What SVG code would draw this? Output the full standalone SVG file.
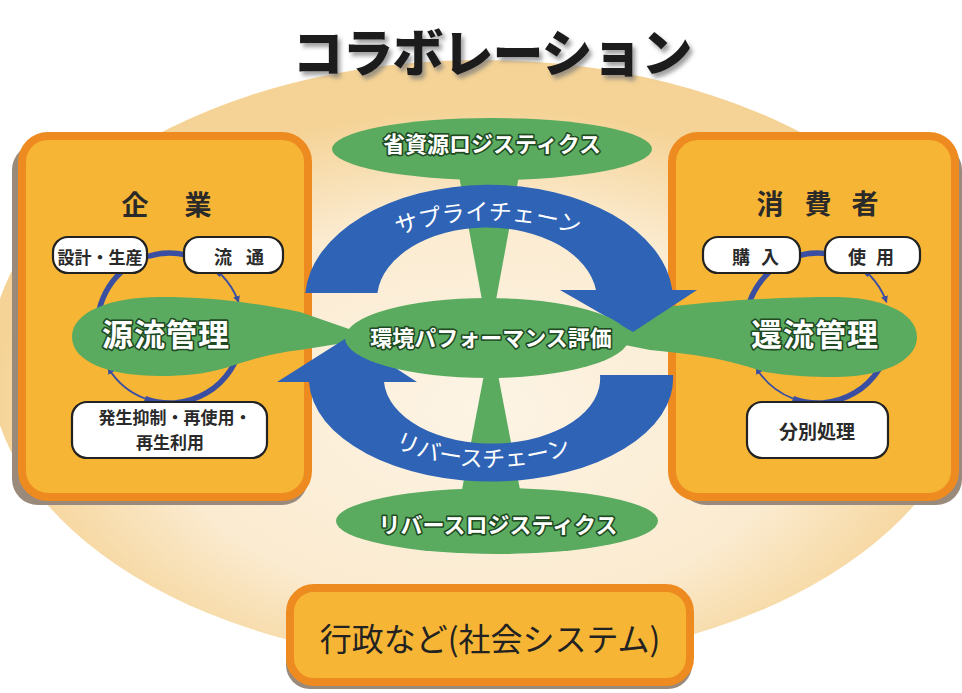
<svg xmlns="http://www.w3.org/2000/svg" width="962" height="693" viewBox="0 0 962 693">
<style>
.shadow{fill:#9a8a7c}
.box{fill:#f6b534;stroke:#ee8b20;stroke-width:8}
.lbl{fill:#ffffff;stroke:#222;stroke-width:2.2}
.green{fill:#5aab60}
.blue{fill:#2e63b6}
.ring{fill:none;stroke:#3a4fa2;stroke-width:5.5}
.ringthin{fill:none;stroke:#3a4fa2;stroke-width:1.8}
.jp{font-family:"Noto Sans CJK JP","Noto Sans CJK SC",sans-serif}
.dark{fill:#2a2a2a;font-weight:bold}
.wt{fill:#ffffff;stroke:#1f4a22;stroke-width:3.2;paint-order:stroke;stroke-linejoin:round;font-weight:bold}
.chain{fill:#ffffff;font-size:23px}
</style>
<defs>
<radialGradient id="bg" cx="50%" cy="58%" r="50%">
<stop offset="0" stop-color="#fdf4e5"/>
<stop offset="0.65" stop-color="#fbebd0"/>
<stop offset="1" stop-color="#f5d396"/>
</radialGradient>
<filter id="ds" x="-10%" y="-20%" width="120%" height="150%">
<feDropShadow dx="3" dy="4" stdDeviation="2" flood-color="#777" flood-opacity="0.7"/>
</filter>
<marker id="ah" viewBox="0 0 10 10" refX="9" refY="5" markerWidth="7" markerHeight="7" markerUnits="userSpaceOnUse" orient="auto">
<path d="M0,0 L10,5 L0,10 Z" fill="#3a4fa2"/>
</marker>
<path id="supplyPath" d="M 335,300 A 153 80 0 0 1 641,300"/>
<path id="reversePath" d="M 338,375 A 152 92 0 0 0 642,375"/>
<g id="ring">
<path class="ring" d="M 101.4,353.7 A 73 75 0 0 1 221.6,275"/>
<path class="ringthin" d="M 221.6,275 A 73 75 0 0 1 238.6,302.3" marker-end="url(#ah)"/>
<path class="ring" d="M 241.9,341 A 73 75 0 0 1 145,398.5"/>
<path class="ringthin" d="M 145,398.5 A 73 75 0 0 1 108.1,367.7" marker-end="url(#ah)"/>
</g>
</defs>

<rect width="962" height="693" fill="#ffffff"/>
<ellipse cx="481" cy="362" rx="492" ry="302" fill="url(#bg)"/>

<text class="jp" x="492" y="72" text-anchor="middle" font-size="51" font-weight="900" letter-spacing="-1" fill="#1c1c1c" filter="url(#ds)">コラボレーション</text>

<g id="company">
<rect class="shadow" x="12" y="144" width="296" height="361" rx="26"/>
<rect class="box" x="22" y="136" width="286" height="361" rx="26"/>
<use href="#ring"/>
<rect class="lbl" x="53" y="237" width="94" height="36" rx="15"/>
<rect class="lbl" x="184" y="237" width="99" height="36" rx="15"/>
<rect class="lbl" x="72" y="402" width="195" height="56" rx="15"/>
<text class="jp dark" x="135 198" y="215" font-size="27" text-anchor="middle">企業</text>
<text class="jp dark" x="100" y="264" font-size="17" text-anchor="middle">設計・生産</text>
<text class="jp dark" x="223 255" y="264" font-size="18" text-anchor="middle">流通</text>
<text class="jp dark" x="175" y="424" font-size="17" text-anchor="middle">発生抑制・再使用・</text>
<text class="jp dark" x="170" y="449" font-size="17" text-anchor="middle">再生利用</text>
</g>

<g id="consumer">
<rect class="shadow" x="680" y="144" width="282" height="361" rx="26"/>
<rect class="box" x="672" y="136" width="283" height="361" rx="26"/>
<use href="#ring" transform="translate(648,0)"/>
<rect class="lbl" x="703" y="237" width="97" height="36" rx="15"/>
<rect class="lbl" x="825" y="237" width="95" height="36" rx="15"/>
<rect class="lbl" x="747" y="402" width="141" height="56" rx="15"/>
<text class="jp dark" x="770 818 865" y="214" font-size="27" text-anchor="middle">消費者</text>
<text class="jp dark" x="741 770" y="264" font-size="18" text-anchor="middle">購入</text>
<text class="jp dark" x="857 885" y="264" font-size="18" text-anchor="middle">使用</text>
<text class="jp dark" x="817" y="439" font-size="19" text-anchor="middle">分別処理</text>
</g>

<g id="government">
<rect class="shadow" x="286" y="594" width="406" height="95" rx="24"/>
<rect class="box" x="290" y="588" width="400" height="94" rx="24"/>
<text class="jp" x="490" y="651" font-size="32" fill="#222" text-anchor="middle">行政など(社会システム)</text>
</g>

<g id="connectors">
<polygon class="green" points="458,170 520,170 489,338"/>
<polygon class="green" points="460,500 522,500 491,338"/>
<path class="green" d="M 72,337 C 72,312 110,297 160,297 C 210,297 250,302 300,312 L 375,338 L 300,350 C 265,354 245,362 225,368 C 205,374 185,376 160,376 C 110,376 72,362 72,337 Z"/>
<path class="green" d="M 917,337 C 917,312 880,297 835,297 C 785,297 720,300 650,309 L 590,338 L 650,350 C 720,356 745,366 765,372 C 790,376 810,377 835,377 C 880,377 917,362 917,337 Z"/>
<path class="blue" d="M 305.3,293 A 184 115 0 0 1 672.3,290 L 697,290 L 633,332 L 560,290 L 596,290 A 110 72 0 0 0 377.4,293 Z"/>
<path class="blue" d="M 673,375 A 182 103 0 0 1 309,382 L 277,382 L 348,337 L 417,382 L 384,382 A 108 65 0 0 0 600,375 Z"/>
<text class="jp chain"><textPath href="#supplyPath" startOffset="50%" text-anchor="middle">サプライチェーン</textPath></text>
<text class="jp chain"><textPath href="#reversePath" startOffset="48%" text-anchor="middle">リバースチェーン</textPath></text>
</g>

<g id="source-mgmt">
<text class="jp wt" x="166" y="346" font-size="31" text-anchor="middle" letter-spacing="1">源流管理</text>
</g>
<g id="return-mgmt">
<text class="jp wt" x="815" y="346" font-size="31" text-anchor="middle" letter-spacing="1">還流管理</text>
</g>
<g id="resource-logistics">
<ellipse class="green" cx="492" cy="149" rx="160" ry="31"/>
<text class="jp wt" x="492" y="152" font-size="22" text-anchor="middle">省資源ロジスティクス</text>
</g>
<g id="env-performance">
<ellipse class="green" cx="487" cy="338" rx="142" ry="40"/>
<text class="jp wt" x="491" y="346" font-size="22" text-anchor="middle">環境パフォーマンス評価</text>
</g>
<g id="reverse-logistics">
<ellipse class="green" cx="497" cy="521" rx="161" ry="33"/>
<text class="jp wt" x="498" y="533" font-size="22" text-anchor="middle">リバースロジスティクス</text>
</g>
</svg>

= PROBLEM TO SOLVE =
Transcribe the material exactly, leaving every picture out.

= FULL OUTPUT =
What SVG code would draw this? Output the full standalone SVG file.
<svg xmlns="http://www.w3.org/2000/svg" width="962" height="693" viewBox="0 0 962 693">
<style>
.shadow{fill:#9a8a7c}
.box{fill:#f6b534;stroke:#ee8b20;stroke-width:8}
.lbl{fill:#ffffff;stroke:#222;stroke-width:2.2}
.green{fill:#5aab60}
.blue{fill:#2e63b6}
.ring{fill:none;stroke:#3a4fa2;stroke-width:5.5}
.ringthin{fill:none;stroke:#3a4fa2;stroke-width:1.8}
.jp{font-family:"Noto Sans CJK JP","Noto Sans CJK SC",sans-serif}
.dark{fill:#2a2a2a;font-weight:bold}
.wt{fill:#ffffff;stroke:#1f4a22;stroke-width:3.2;paint-order:stroke;stroke-linejoin:round;font-weight:bold}
.chain{fill:#ffffff;font-size:23px}
</style>
<defs>
<radialGradient id="bg" cx="50%" cy="58%" r="50%">
<stop offset="0" stop-color="#fdf4e5"/>
<stop offset="0.65" stop-color="#fbebd0"/>
<stop offset="1" stop-color="#f5d396"/>
</radialGradient>
<filter id="ds" x="-10%" y="-20%" width="120%" height="150%">
<feDropShadow dx="3" dy="4" stdDeviation="2" flood-color="#777" flood-opacity="0.7"/>
</filter>
<marker id="ah" viewBox="0 0 10 10" refX="9" refY="5" markerWidth="7" markerHeight="7" markerUnits="userSpaceOnUse" orient="auto">
<path d="M0,0 L10,5 L0,10 Z" fill="#3a4fa2"/>
</marker>
<path id="supplyPath" d="M 335,300 A 153 80 0 0 1 641,300"/>
<path id="reversePath" d="M 338,375 A 152 92 0 0 0 642,375"/>
<g id="ring">
<path class="ring" d="M 101.4,353.7 A 73 75 0 0 1 221.6,275"/>
<path class="ringthin" d="M 221.6,275 A 73 75 0 0 1 238.6,302.3" marker-end="url(#ah)"/>
<path class="ring" d="M 241.9,341 A 73 75 0 0 1 145,398.5"/>
<path class="ringthin" d="M 145,398.5 A 73 75 0 0 1 108.1,367.7" marker-end="url(#ah)"/>
</g>
</defs>

<rect width="962" height="693" fill="#ffffff"/>
<ellipse cx="481" cy="362" rx="492" ry="302" fill="url(#bg)"/>

<text class="jp" x="492" y="72" text-anchor="middle" font-size="51" font-weight="900" letter-spacing="-1" fill="#1c1c1c" filter="url(#ds)">コラボレーション</text>

<g id="company">
<rect class="shadow" x="12" y="144" width="296" height="361" rx="26"/>
<rect class="box" x="22" y="136" width="286" height="361" rx="26"/>
<use href="#ring"/>
<rect class="lbl" x="53" y="237" width="94" height="36" rx="15"/>
<rect class="lbl" x="184" y="237" width="99" height="36" rx="15"/>
<rect class="lbl" x="72" y="402" width="195" height="56" rx="15"/>
<text class="jp dark" x="135 198" y="215" font-size="27" text-anchor="middle">企業</text>
<text class="jp dark" x="100" y="264" font-size="17" text-anchor="middle">設計・生産</text>
<text class="jp dark" x="223 255" y="264" font-size="18" text-anchor="middle">流通</text>
<text class="jp dark" x="175" y="424" font-size="17" text-anchor="middle">発生抑制・再使用・</text>
<text class="jp dark" x="170" y="449" font-size="17" text-anchor="middle">再生利用</text>
</g>

<g id="consumer">
<rect class="shadow" x="680" y="144" width="282" height="361" rx="26"/>
<rect class="box" x="672" y="136" width="283" height="361" rx="26"/>
<use href="#ring" transform="translate(648,0)"/>
<rect class="lbl" x="703" y="237" width="97" height="36" rx="15"/>
<rect class="lbl" x="825" y="237" width="95" height="36" rx="15"/>
<rect class="lbl" x="747" y="402" width="141" height="56" rx="15"/>
<text class="jp dark" x="770 818 865" y="214" font-size="27" text-anchor="middle">消費者</text>
<text class="jp dark" x="741 770" y="264" font-size="18" text-anchor="middle">購入</text>
<text class="jp dark" x="857 885" y="264" font-size="18" text-anchor="middle">使用</text>
<text class="jp dark" x="817" y="439" font-size="19" text-anchor="middle">分別処理</text>
</g>

<g id="government">
<rect class="shadow" x="286" y="594" width="406" height="95" rx="24"/>
<rect class="box" x="290" y="588" width="400" height="94" rx="24"/>
<text class="jp" x="490" y="651" font-size="32" fill="#222" text-anchor="middle">行政など(社会システム)</text>
</g>

<g id="connectors">
<polygon class="green" points="458,170 520,170 489,338"/>
<polygon class="green" points="460,500 522,500 491,338"/>
<path class="green" d="M 72,337 C 72,312 110,297 160,297 C 210,297 250,302 300,312 L 375,338 L 300,350 C 265,354 245,362 225,368 C 205,374 185,376 160,376 C 110,376 72,362 72,337 Z"/>
<path class="green" d="M 917,337 C 917,312 880,297 835,297 C 785,297 720,300 650,309 L 590,338 L 650,350 C 720,356 745,366 765,372 C 790,376 810,377 835,377 C 880,377 917,362 917,337 Z"/>
<path class="blue" d="M 305.3,293 A 184 115 0 0 1 672.3,290 L 697,290 L 633,332 L 560,290 L 596,290 A 110 72 0 0 0 377.4,293 Z"/>
<path class="blue" d="M 673,375 A 182 103 0 0 1 309,382 L 277,382 L 348,337 L 417,382 L 384,382 A 108 65 0 0 0 600,375 Z"/>
<text class="jp chain"><textPath href="#supplyPath" startOffset="50%" text-anchor="middle">サプライチェーン</textPath></text>
<text class="jp chain"><textPath href="#reversePath" startOffset="48%" text-anchor="middle">リバースチェーン</textPath></text>
</g>

<g id="source-mgmt">
<text class="jp wt" x="166" y="346" font-size="31" text-anchor="middle" letter-spacing="1">源流管理</text>
</g>
<g id="return-mgmt">
<text class="jp wt" x="815" y="346" font-size="31" text-anchor="middle" letter-spacing="1">還流管理</text>
</g>
<g id="resource-logistics">
<ellipse class="green" cx="492" cy="149" rx="160" ry="31"/>
<text class="jp wt" x="492" y="152" font-size="22" text-anchor="middle">省資源ロジスティクス</text>
</g>
<g id="env-performance">
<ellipse class="green" cx="487" cy="338" rx="142" ry="40"/>
<text class="jp wt" x="491" y="346" font-size="22" text-anchor="middle">環境パフォーマンス評価</text>
</g>
<g id="reverse-logistics">
<ellipse class="green" cx="497" cy="521" rx="161" ry="33"/>
<text class="jp wt" x="498" y="533" font-size="22" text-anchor="middle">リバースロジスティクス</text>
</g>
</svg>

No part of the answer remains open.